> _Task directions_:
Quote exactly and only this range of lines in the data below: the line that holds "Convert this chart to Plotly code." to the line that holds "yB = -(A_BOT - A_ORIGIN_Y) / sy", both included.
----- Material for this exercise
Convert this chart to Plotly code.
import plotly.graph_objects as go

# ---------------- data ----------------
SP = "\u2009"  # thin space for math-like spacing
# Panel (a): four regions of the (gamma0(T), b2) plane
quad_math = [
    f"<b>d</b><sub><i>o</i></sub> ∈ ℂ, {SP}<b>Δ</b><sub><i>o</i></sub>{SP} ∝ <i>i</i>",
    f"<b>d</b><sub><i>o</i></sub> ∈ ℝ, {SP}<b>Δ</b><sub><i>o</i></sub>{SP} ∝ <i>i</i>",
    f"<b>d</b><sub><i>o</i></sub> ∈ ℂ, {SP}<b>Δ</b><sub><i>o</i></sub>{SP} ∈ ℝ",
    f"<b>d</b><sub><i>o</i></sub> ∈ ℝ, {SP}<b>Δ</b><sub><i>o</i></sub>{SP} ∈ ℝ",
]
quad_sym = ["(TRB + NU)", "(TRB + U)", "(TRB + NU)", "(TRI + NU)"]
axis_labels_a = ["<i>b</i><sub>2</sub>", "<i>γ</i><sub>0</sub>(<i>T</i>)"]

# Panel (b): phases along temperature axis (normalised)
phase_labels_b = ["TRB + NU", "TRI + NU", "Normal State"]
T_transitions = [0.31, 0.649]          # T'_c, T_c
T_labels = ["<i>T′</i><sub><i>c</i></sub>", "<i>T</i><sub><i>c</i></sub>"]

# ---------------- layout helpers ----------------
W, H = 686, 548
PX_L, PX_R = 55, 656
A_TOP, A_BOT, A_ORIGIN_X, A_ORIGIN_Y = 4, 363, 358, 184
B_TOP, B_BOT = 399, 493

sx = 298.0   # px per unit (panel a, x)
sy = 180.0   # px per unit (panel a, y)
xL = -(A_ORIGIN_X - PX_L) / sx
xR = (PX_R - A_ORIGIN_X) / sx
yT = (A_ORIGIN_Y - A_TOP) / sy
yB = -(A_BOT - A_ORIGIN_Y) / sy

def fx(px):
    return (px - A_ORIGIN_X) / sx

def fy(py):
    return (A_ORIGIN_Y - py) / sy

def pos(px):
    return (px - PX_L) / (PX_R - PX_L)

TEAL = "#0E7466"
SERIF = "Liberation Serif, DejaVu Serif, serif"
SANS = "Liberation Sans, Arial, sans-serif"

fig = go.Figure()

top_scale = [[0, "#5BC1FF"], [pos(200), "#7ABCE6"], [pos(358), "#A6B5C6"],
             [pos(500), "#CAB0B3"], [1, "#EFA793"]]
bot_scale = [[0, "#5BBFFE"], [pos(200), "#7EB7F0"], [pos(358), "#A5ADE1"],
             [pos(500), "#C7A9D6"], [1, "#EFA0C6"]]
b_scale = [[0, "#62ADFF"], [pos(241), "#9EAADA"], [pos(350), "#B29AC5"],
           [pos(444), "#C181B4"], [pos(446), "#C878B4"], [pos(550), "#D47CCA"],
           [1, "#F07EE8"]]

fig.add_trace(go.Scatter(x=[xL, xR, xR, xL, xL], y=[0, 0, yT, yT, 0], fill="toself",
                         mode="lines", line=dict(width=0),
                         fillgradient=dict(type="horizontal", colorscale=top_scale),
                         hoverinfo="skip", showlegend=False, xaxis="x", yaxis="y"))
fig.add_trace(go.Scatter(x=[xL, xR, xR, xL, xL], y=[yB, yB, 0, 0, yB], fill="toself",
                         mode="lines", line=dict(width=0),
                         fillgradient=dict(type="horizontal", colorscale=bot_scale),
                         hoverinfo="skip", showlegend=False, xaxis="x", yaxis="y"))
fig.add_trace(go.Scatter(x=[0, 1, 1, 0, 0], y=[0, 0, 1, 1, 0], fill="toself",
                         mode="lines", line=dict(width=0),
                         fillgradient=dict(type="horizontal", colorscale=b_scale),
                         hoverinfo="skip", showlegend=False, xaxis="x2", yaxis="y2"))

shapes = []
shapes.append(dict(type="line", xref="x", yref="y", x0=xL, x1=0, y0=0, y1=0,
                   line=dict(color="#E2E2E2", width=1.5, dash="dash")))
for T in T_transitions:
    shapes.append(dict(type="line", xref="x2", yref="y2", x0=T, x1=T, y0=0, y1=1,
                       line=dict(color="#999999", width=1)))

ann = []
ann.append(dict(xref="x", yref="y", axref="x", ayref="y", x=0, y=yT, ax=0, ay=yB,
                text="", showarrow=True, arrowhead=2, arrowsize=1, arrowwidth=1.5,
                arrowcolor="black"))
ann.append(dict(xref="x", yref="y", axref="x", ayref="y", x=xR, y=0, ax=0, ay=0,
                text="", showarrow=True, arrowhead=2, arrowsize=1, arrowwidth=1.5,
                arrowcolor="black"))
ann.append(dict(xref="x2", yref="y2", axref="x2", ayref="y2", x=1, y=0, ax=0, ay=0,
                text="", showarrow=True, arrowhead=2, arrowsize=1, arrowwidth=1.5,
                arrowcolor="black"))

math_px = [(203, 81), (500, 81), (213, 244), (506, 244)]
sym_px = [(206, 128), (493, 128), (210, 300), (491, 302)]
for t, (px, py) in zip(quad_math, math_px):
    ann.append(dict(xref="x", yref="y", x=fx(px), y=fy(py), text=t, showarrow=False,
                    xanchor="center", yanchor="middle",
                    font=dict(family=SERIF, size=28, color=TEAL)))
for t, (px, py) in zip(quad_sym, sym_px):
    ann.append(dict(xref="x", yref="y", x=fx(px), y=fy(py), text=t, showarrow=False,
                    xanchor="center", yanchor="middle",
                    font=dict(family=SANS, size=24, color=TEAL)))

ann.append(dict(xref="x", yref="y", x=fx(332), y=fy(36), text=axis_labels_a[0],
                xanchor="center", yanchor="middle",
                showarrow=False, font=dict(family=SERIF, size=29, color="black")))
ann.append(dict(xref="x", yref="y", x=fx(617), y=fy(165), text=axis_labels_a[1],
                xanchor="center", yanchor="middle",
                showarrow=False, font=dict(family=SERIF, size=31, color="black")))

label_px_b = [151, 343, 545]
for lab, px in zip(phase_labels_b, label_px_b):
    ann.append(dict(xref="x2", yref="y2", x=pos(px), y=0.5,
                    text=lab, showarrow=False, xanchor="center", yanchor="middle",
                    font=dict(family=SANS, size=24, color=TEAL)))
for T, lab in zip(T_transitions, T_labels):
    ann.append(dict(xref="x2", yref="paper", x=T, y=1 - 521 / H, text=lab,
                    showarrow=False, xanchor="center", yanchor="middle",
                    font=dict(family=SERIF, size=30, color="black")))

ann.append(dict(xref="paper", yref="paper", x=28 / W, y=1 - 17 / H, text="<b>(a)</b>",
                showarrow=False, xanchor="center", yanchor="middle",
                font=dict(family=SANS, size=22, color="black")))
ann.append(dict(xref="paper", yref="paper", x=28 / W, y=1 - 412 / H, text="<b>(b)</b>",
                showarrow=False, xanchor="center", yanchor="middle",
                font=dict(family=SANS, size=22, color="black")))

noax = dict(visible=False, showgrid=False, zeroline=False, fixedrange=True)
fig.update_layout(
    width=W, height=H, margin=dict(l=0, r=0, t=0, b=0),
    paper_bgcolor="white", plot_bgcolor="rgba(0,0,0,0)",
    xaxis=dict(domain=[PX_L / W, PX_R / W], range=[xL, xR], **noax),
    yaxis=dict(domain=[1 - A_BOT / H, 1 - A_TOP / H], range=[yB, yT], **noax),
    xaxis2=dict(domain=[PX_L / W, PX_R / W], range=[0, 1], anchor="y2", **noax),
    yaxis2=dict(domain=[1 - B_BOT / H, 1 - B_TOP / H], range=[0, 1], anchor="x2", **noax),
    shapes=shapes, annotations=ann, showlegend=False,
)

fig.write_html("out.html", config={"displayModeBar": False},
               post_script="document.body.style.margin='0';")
----------
----- Material for this exercise
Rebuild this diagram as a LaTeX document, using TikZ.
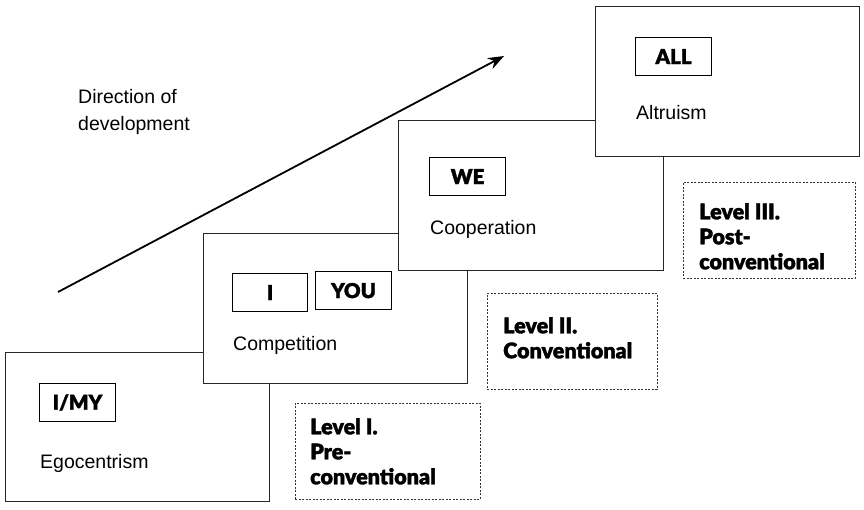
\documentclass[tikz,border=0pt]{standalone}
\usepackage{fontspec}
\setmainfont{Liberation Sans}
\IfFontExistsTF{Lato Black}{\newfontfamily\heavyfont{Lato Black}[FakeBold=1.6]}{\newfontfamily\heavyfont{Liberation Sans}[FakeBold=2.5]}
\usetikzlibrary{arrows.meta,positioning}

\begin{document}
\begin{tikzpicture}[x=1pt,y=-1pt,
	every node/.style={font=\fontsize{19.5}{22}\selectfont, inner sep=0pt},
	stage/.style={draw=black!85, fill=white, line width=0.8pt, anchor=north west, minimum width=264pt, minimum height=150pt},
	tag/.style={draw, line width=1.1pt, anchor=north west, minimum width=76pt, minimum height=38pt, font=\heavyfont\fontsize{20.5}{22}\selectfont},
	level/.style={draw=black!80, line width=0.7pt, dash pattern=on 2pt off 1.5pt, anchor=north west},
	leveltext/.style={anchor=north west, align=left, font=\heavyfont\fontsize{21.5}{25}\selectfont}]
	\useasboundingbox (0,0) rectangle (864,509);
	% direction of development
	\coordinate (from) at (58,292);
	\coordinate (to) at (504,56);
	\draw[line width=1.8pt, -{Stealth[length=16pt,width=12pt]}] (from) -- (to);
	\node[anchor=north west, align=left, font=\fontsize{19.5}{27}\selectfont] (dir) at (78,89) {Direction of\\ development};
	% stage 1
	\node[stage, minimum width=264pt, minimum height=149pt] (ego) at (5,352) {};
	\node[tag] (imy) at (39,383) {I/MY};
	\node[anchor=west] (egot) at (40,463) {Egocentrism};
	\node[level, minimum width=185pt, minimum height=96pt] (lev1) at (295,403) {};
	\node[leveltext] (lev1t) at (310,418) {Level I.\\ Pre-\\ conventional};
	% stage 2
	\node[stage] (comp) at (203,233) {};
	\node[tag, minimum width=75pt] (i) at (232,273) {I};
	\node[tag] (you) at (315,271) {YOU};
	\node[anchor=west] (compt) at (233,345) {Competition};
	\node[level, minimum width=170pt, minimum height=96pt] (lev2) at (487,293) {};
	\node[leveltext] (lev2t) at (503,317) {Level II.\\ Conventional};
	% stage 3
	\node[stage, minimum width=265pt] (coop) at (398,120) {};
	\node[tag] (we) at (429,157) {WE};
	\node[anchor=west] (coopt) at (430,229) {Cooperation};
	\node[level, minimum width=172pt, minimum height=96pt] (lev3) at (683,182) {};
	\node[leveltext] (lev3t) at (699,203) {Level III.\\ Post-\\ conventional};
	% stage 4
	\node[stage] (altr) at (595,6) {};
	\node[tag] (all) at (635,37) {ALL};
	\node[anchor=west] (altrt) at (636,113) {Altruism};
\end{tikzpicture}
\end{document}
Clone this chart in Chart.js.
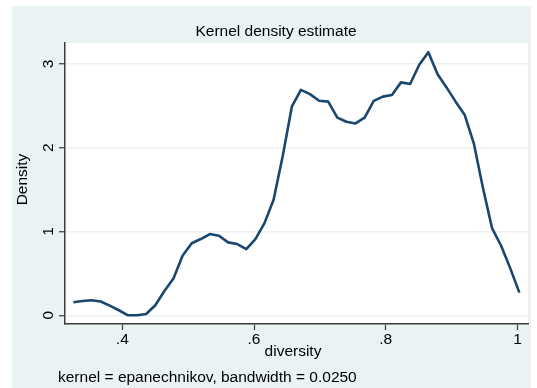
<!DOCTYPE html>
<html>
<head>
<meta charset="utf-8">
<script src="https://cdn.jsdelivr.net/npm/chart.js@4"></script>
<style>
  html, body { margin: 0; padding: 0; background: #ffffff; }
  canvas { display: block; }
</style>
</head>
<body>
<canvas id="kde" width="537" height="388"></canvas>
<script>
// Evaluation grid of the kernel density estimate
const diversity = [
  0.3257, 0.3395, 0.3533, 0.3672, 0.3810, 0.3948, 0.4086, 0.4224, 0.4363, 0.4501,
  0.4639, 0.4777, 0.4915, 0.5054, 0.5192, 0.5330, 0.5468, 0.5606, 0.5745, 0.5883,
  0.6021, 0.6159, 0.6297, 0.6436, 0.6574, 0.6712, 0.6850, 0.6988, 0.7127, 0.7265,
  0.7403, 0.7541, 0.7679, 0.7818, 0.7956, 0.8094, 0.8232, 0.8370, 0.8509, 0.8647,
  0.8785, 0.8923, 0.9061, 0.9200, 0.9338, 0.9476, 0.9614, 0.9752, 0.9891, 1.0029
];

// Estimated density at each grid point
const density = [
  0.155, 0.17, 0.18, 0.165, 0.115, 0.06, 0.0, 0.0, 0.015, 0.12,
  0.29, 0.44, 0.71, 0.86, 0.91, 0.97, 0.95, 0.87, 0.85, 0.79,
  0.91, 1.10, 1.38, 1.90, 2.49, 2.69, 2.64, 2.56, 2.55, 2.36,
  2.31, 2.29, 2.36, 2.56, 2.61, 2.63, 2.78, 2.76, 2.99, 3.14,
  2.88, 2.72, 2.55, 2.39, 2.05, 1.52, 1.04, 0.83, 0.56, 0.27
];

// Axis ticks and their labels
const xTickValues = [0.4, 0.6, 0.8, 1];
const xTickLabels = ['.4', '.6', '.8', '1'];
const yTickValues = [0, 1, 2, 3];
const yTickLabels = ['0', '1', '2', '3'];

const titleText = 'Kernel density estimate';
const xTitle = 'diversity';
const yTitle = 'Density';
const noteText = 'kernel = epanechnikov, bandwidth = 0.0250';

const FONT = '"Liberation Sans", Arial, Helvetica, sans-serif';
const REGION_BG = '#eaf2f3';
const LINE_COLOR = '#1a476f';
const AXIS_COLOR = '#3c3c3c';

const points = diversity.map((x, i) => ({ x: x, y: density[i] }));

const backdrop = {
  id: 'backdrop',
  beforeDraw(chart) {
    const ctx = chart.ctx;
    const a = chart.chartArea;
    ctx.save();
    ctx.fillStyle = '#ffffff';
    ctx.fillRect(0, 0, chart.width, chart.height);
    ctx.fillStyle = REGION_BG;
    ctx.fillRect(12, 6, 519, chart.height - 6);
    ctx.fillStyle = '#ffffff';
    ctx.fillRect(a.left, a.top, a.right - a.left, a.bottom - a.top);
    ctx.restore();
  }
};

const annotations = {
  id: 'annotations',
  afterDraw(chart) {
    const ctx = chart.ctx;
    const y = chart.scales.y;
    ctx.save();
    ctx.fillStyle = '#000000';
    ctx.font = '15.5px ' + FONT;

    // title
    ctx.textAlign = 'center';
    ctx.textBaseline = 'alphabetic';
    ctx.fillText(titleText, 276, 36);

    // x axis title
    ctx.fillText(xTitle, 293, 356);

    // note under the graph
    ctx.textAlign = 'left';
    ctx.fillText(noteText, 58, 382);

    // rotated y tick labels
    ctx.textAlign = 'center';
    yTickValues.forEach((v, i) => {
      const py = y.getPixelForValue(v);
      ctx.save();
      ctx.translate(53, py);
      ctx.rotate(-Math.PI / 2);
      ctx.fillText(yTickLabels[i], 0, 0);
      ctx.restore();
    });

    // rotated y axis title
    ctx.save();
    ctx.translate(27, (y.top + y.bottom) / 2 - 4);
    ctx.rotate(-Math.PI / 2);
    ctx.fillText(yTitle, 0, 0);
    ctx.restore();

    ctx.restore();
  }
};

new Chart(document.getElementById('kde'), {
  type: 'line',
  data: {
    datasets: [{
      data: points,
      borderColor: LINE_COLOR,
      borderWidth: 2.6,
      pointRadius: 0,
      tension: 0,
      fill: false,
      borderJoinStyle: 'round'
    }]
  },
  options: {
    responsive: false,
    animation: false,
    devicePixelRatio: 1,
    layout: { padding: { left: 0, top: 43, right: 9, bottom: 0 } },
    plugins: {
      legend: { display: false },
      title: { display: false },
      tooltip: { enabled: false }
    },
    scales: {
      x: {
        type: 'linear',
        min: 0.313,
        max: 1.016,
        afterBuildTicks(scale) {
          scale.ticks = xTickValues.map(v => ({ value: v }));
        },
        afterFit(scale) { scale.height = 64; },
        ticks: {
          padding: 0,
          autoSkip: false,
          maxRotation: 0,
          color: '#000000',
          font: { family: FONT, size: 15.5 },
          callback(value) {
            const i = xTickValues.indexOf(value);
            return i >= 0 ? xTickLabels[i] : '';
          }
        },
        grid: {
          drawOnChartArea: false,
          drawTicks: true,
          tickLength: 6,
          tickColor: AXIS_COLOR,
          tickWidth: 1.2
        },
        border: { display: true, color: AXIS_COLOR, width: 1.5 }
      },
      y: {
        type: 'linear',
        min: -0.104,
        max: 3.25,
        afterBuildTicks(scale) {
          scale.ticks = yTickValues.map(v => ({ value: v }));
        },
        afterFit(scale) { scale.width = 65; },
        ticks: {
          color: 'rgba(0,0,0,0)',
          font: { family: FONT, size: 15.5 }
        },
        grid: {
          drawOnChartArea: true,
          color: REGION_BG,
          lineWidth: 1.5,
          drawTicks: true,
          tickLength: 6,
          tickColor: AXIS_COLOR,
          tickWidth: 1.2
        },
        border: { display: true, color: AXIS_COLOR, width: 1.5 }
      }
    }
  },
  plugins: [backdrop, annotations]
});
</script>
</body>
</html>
----------
----- Material for this exercise
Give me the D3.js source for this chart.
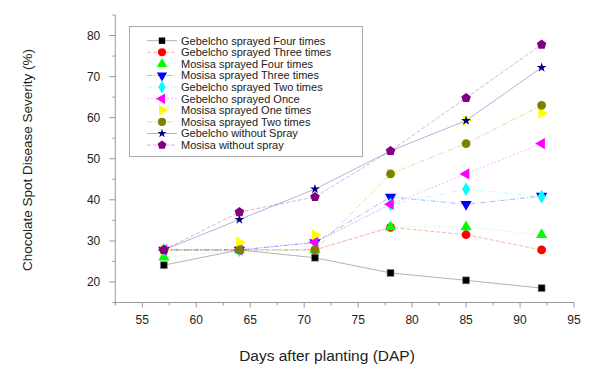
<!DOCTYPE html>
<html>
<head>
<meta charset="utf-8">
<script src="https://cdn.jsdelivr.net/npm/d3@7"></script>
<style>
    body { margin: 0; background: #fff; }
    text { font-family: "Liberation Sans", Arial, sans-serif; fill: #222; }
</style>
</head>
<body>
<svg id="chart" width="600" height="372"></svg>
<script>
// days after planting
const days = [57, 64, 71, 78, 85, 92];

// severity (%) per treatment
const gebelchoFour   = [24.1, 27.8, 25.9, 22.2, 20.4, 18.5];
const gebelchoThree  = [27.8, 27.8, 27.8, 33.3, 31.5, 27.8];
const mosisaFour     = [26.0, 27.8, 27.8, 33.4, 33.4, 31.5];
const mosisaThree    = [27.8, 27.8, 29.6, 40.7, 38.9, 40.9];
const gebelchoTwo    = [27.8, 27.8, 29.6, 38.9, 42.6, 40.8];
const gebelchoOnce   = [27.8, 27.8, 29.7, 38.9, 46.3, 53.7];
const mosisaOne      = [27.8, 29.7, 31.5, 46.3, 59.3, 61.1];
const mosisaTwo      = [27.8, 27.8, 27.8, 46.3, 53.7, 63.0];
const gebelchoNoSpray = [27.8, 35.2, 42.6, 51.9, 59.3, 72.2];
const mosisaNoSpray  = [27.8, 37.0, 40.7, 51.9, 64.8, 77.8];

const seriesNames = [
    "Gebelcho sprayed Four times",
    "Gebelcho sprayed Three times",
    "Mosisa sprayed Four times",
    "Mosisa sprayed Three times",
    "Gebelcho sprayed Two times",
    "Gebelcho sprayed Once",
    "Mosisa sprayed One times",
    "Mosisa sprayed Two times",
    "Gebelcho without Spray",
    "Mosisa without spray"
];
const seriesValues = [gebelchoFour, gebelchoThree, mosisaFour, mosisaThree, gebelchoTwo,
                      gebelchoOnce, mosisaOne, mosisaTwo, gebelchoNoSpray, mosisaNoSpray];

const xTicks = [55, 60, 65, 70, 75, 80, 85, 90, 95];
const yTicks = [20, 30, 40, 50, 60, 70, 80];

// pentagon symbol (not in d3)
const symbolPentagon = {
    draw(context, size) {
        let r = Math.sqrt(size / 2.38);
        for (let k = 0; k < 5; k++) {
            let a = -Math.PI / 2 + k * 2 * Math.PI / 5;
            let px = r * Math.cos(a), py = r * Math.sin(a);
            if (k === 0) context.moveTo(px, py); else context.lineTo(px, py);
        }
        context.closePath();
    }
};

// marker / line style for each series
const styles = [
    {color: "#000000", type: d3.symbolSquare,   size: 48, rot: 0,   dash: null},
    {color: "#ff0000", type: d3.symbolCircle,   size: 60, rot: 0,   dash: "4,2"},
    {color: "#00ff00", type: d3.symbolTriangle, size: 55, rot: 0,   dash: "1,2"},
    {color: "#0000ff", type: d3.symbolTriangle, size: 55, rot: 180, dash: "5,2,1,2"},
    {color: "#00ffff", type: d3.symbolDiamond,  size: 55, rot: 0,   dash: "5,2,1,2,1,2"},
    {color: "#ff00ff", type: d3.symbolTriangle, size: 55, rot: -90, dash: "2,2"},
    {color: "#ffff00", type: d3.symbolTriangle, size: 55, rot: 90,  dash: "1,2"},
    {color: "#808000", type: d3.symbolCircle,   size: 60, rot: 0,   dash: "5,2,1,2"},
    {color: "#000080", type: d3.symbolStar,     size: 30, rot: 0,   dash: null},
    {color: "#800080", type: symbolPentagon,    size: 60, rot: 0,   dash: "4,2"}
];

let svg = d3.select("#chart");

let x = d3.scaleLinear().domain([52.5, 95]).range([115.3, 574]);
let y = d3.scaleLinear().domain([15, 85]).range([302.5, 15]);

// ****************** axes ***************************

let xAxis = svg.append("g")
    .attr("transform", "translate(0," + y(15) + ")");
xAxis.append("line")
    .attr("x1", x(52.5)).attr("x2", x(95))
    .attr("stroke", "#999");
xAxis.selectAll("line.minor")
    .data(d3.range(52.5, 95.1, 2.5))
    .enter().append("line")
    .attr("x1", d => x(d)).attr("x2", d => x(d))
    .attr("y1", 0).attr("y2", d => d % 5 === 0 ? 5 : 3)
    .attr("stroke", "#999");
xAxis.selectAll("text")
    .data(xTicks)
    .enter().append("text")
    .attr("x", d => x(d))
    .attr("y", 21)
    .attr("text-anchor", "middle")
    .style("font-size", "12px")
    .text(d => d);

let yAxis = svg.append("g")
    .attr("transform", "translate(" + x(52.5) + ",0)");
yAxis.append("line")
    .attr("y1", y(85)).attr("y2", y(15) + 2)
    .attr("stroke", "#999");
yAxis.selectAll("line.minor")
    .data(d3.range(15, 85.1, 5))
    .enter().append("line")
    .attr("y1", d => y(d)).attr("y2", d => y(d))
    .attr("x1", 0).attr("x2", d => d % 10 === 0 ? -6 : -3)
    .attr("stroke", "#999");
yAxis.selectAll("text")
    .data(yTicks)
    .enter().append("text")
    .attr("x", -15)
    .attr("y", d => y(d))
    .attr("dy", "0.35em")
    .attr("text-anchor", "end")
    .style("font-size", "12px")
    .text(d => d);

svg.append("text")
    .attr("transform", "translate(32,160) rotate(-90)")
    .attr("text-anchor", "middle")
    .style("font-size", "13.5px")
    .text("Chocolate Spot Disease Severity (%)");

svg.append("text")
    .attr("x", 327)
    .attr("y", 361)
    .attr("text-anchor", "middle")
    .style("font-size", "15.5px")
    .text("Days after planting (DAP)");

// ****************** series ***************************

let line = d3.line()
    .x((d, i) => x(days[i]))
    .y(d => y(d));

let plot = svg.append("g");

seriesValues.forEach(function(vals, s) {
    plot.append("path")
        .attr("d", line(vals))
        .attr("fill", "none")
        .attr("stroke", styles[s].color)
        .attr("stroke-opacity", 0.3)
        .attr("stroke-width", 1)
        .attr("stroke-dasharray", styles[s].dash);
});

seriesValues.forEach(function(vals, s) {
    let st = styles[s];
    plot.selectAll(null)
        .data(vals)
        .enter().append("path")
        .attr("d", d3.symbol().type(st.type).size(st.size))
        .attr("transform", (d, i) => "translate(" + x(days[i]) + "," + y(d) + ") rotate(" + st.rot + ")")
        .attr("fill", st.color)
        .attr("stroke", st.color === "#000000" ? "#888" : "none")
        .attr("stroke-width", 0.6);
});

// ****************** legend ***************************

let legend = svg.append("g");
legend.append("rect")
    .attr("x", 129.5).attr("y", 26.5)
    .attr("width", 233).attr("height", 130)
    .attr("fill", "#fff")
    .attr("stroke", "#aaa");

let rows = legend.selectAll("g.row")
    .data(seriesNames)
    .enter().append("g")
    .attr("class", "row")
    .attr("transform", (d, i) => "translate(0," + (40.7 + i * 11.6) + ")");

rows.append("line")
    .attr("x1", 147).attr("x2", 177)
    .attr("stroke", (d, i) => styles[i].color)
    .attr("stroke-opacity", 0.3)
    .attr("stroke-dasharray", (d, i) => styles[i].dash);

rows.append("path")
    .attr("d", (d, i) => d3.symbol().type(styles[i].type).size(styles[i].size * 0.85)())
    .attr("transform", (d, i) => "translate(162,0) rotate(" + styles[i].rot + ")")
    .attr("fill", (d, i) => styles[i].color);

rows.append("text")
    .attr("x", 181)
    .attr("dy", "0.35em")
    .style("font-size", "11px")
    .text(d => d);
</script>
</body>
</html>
----------
> _Answer_:
Convert this chart to Plotly code.
import plotly.graph_objects as go

# ---------------- data ----------------
SP = "\u2009"  # thin space for math-like spacing
# Panel (a): four regions of the (gamma0(T), b2) plane
quad_math = [
    f"<b>d</b><sub><i>o</i></sub> ∈ ℂ, {SP}<b>Δ</b><sub><i>o</i></sub>{SP} ∝ <i>i</i>",
    f"<b>d</b><sub><i>o</i></sub> ∈ ℝ, {SP}<b>Δ</b><sub><i>o</i></sub>{SP} ∝ <i>i</i>",
    f"<b>d</b><sub><i>o</i></sub> ∈ ℂ, {SP}<b>Δ</b><sub><i>o</i></sub>{SP} ∈ ℝ",
    f"<b>d</b><sub><i>o</i></sub> ∈ ℝ, {SP}<b>Δ</b><sub><i>o</i></sub>{SP} ∈ ℝ",
]
quad_sym = ["(TRB + NU)", "(TRB + U)", "(TRB + NU)", "(TRI + NU)"]
axis_labels_a = ["<i>b</i><sub>2</sub>", "<i>γ</i><sub>0</sub>(<i>T</i>)"]

# Panel (b): phases along temperature axis (normalised)
phase_labels_b = ["TRB + NU", "TRI + NU", "Normal State"]
T_transitions = [0.31, 0.649]          # T'_c, T_c
T_labels = ["<i>T′</i><sub><i>c</i></sub>", "<i>T</i><sub><i>c</i></sub>"]

# ---------------- layout helpers ----------------
W, H = 686, 548
PX_L, PX_R = 55, 656
A_TOP, A_BOT, A_ORIGIN_X, A_ORIGIN_Y = 4, 363, 358, 184
B_TOP, B_BOT = 399, 493

sx = 298.0   # px per unit (panel a, x)
sy = 180.0   # px per unit (panel a, y)
xL = -(A_ORIGIN_X - PX_L) / sx
xR = (PX_R - A_ORIGIN_X) / sx
yT = (A_ORIGIN_Y - A_TOP) / sy
yB = -(A_BOT - A_ORIGIN_Y) / sy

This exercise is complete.